For factual recall tasks (looking up specific facts), reasoning models are not meaningfully better than standard models at preventing hallucination.
The Citation Hallucination Problem
Citation hallucination deserves special attention because it's both common and consequential. In testing across models, citation hallucination rates for specific academic papers are surprisingly high even in frontier models:
| Model | Citation Hallucination Rate |
|---|---|
| GPT-5 | ~5–10% |
| Claude 3.5 Sonnet | ~8–12% |
| GPT-4o | ~12–18% |
| Older models (GPT-3.5 class) | ~30–50% |
The core problem: models learned from text that discusses papers, so they know how citations should look and sound. When they don't have access to the actual paper, they generate a plausible-looking citation rather than admitting they don't know.
Rule: Never use AI-generated citations without verifying each one in the actual database (Google Scholar, PubMed, etc.).
Techniques to Reduce Hallucination
Retrieval-Augmented Generation (RAG)
The most effective structural intervention: provide the model with retrieved source documents and instruct it to answer only from those documents. When a model is grounding answers in content you gave it rather than memory, hallucination rates drop dramatically — often to near zero for factual questions within the provided context.
Ask for Confidence and Uncertainty
Prompt the model to indicate its confidence: "If you're not certain about a fact, say so rather than guessing." Models trained with RLHF respond to this instruction and will express uncertainty more readily when prompted. This doesn't eliminate hallucination but surfaces it.
Verification Prompts
After receiving a factual answer, ask: "How confident are you in each of the specific facts you stated? Which ones should I verify independently?" Models will often correctly identify which claims are uncertain.
Use Web Search Integration
Models with live web search integration (Perplexity, ChatGPT with search, Gemini with search) have substantially lower hallucination rates on current events and verifiable facts. The search tool grounds answers in actual sources.
Temperature and Sampling
Higher temperature settings increase creative output variability — and can increase hallucination on factual tasks.
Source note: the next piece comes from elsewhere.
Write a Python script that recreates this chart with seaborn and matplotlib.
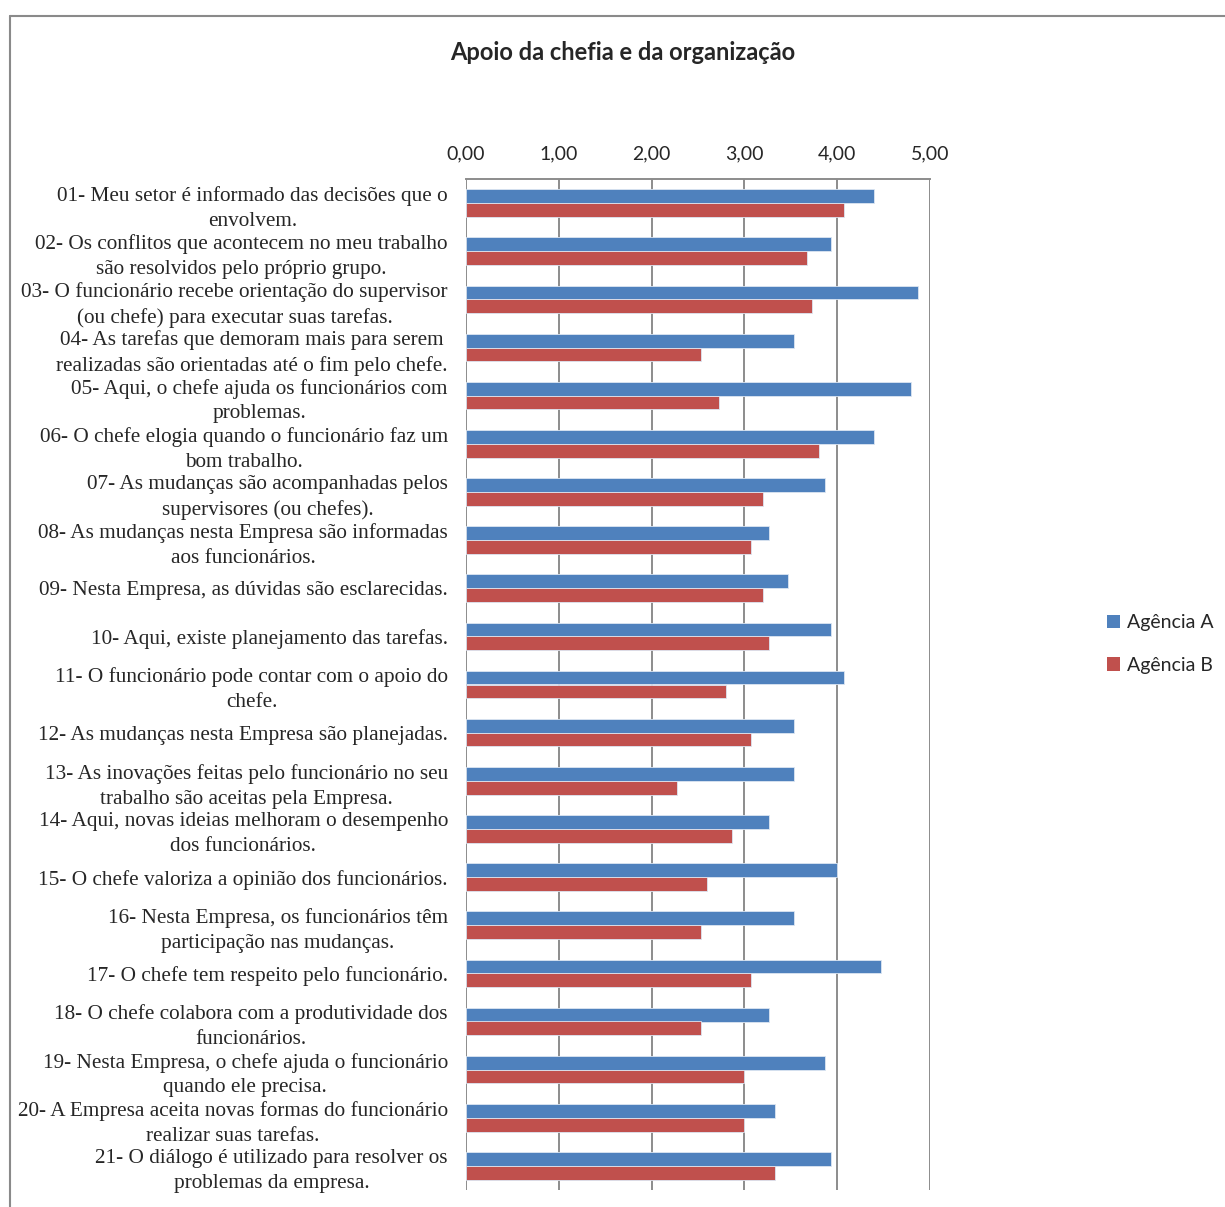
import matplotlib
matplotlib.use("Agg")
import matplotlib.pyplot as plt
from matplotlib.lines import Line2D
import pandas as pd
import seaborn as sns

titulo = "Apoio da chefia e da organização"

itens = [
    "01- Meu setor é informado das decisões que o\nenvolvem.",
    "02- Os conflitos que acontecem no meu trabalho\nsão resolvidos pelo próprio grupo.",
    "03- O funcionário recebe orientação do supervisor\n(ou chefe) para executar suas tarefas.",
    "04- As tarefas que demoram mais para serem\nrealizadas são orientadas até o fim pelo chefe.",
    "05- Aqui, o chefe ajuda os funcionários com\nproblemas.",
    "06- O chefe elogia quando o funcionário faz um\nbom trabalho.",
    "07- As mudanças são acompanhadas pelos\nsupervisores (ou chefes).",
    "08- As mudanças nesta Empresa são informadas\naos funcionários.",
    "09- Nesta Empresa, as dúvidas são esclarecidas.",
    "10- Aqui, existe planejamento das tarefas.",
    "11- O funcionário pode contar com o apoio do\nchefe.",
    "12- As mudanças nesta Empresa são planejadas.",
    "13- As inovações feitas pelo funcionário no seu\ntrabalho são aceitas pela Empresa.",
    "14- Aqui, novas ideias melhoram o desempenho\ndos funcionários.",
    "15- O chefe valoriza a opinião dos funcionários.",
    "16- Nesta Empresa, os funcionários têm\nparticipação nas mudanças.",
    "17- O chefe tem respeito pelo funcionário.",
    "18- O chefe colabora com a produtividade dos\nfuncionários.",
    "19- Nesta Empresa, o chefe ajuda o funcionário\nquando ele precisa.",
    "20- A Empresa aceita novas formas do funcionário\nrealizar suas tarefas.",
    "21- O diálogo é utilizado para resolver os\nproblemas da empresa.",
]

agencia_a = [4.40, 3.93, 4.87, 3.53, 4.80, 4.40, 3.87, 3.27, 3.47, 3.93, 4.07,
             3.53, 3.53, 3.27, 4.00, 3.53, 4.47, 3.27, 3.87, 3.33, 3.93]
agencia_b = [4.07, 3.67, 3.73, 2.53, 2.73, 3.80, 3.20, 3.07, 3.20, 3.27, 2.80,
             3.07, 2.27, 2.87, 2.60, 2.53, 3.07, 2.53, 3.00, 3.00, 3.33]

series = ["Agência A", "Agência B"]
cores = ["#4F81BD", "#C0504D"]
ticks_x = [0, 1, 2, 3, 4, 5]
rotulos_x = ["0,00", "1,00", "2,00", "3,00", "4,00", "5,00"]

df = pd.DataFrame({
    "item": itens * 2,
    "valor": agencia_a + agencia_b,
    "agencia": [series[0]] * len(itens) + [series[1]] * len(itens),
})

sns.set_style("white")
plt.rcParams["font.family"] = ["Lato", "DejaVu Sans"]

W, H = 1225, 1207
fig = plt.figure(figsize=(W / 100, H / 100), dpi=100)
ax = fig.add_axes([466 / W, 1 - 1190 / H, (930 - 466) / W, (1190 - 179) / H])

sns.barplot(data=df, y="item", x="valor", hue="agencia", orient="h",
            palette=cores, saturation=1, width=0.57, dodge=True, ax=ax,
            edgecolor="#DCE6F2", linewidth=0.6, legend=False, zorder=3)

ax.set_xlim(0, 5)
ax.set_ylim(len(itens) - 0.5, -0.5)
ax.set_xlabel("")
ax.set_ylabel("")

# value axis on top
ax.xaxis.tick_top()
ax.set_xticks(ticks_x)
ax.set_xticklabels(rotulos_x, fontsize=14, fontfamily="Lato")
ax.tick_params(axis="x", length=0, pad=12)
ax.grid(axis="x", color="#8C8C8C", linewidth=1.4, zorder=0)
ax.set_axisbelow(True)

ax.set_yticks(range(len(itens)))
ax.set_yticklabels(itens, fontsize=15.3, fontfamily="Liberation Serif",
                   multialignment="center", linespacing=1.42)
ax.tick_params(axis="y", length=0, pad=13)

for s in ["right", "bottom", "left"]:
    ax.spines[s].set_visible(False)
ax.spines["top"].set_color("#8C8C8C")
ax.spines["top"].set_linewidth(1.4)

fig.text(623 / W, 1 - 53 / H, titulo, ha="center", va="center",
         fontsize=17, fontweight="bold", fontfamily="Lato")

handles = [plt.Rectangle((0, 0), 1, 1, facecolor=c, edgecolor="none") for c in cores]
fig.legend(handles, series, loc="center left",
           bbox_to_anchor=(1089 / W, 1 - 644 / H), frameon=False,
           fontsize=14, handlelength=0.7, handleheight=0.7,
           handletextpad=0.35, labelspacing=1.3)

# outer chart border
borda = "#8A8A8A"
fig.add_artist(Line2D([10 / W, 1.0], [1 - 16 / H, 1 - 16 / H],
                      transform=fig.transFigure, color=borda, linewidth=1.5))
fig.add_artist(Line2D([10 / W, 10 / W], [1 - 16 / H, 0.0],
                      transform=fig.transFigure, color=borda, linewidth=1.5))

fig.savefig("out.png", dpi=100, facecolor="white")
For tasks requiring factual accuracy, use lower temperatures (0.1–0.3) rather than defaults (0.7–1.0).
How to Verify AI-Generated Claims
- Statistics and data: Search for the original source, not the number
- Citations: Check DOI or search title directly in Google Scholar
- Quotes: Search the exact quote to find the original context
- Recent events: Search for news coverage from the claimed date
- Expert claims: Search the person's name with the claim to verify attribution
Frequently Asked Questions
Will AI hallucination ever be solved?
Current evidence suggests hallucination can be significantly reduced but may be fundamentally difficult to eliminate from probabilistic language models. RAG, better training data, and improved RLHF continue reducing rates. Whether it reaches functionally zero is unclear. For now, human verification of high-stakes claims remains necessary.
Are smaller models worse at hallucination?
Generally yes — smaller models have less knowledge and are more likely to fill gaps with plausible-sounding guesses. But model size isn't the only factor; training methodology and RLHF significantly affect hallucination rates. Some smaller, better-trained models outperform larger poorly-trained ones.
Which AI tool has the lowest hallucination rate for research?
Perplexity.ai (with web search enabled) has the lowest effective hallucination rate for research tasks because it retrieves sources rather than relying purely on memory. Among pure language models, GPT-5 and Claude 4 Opus have the lowest hallucination rates on general factual tasks in current evaluations.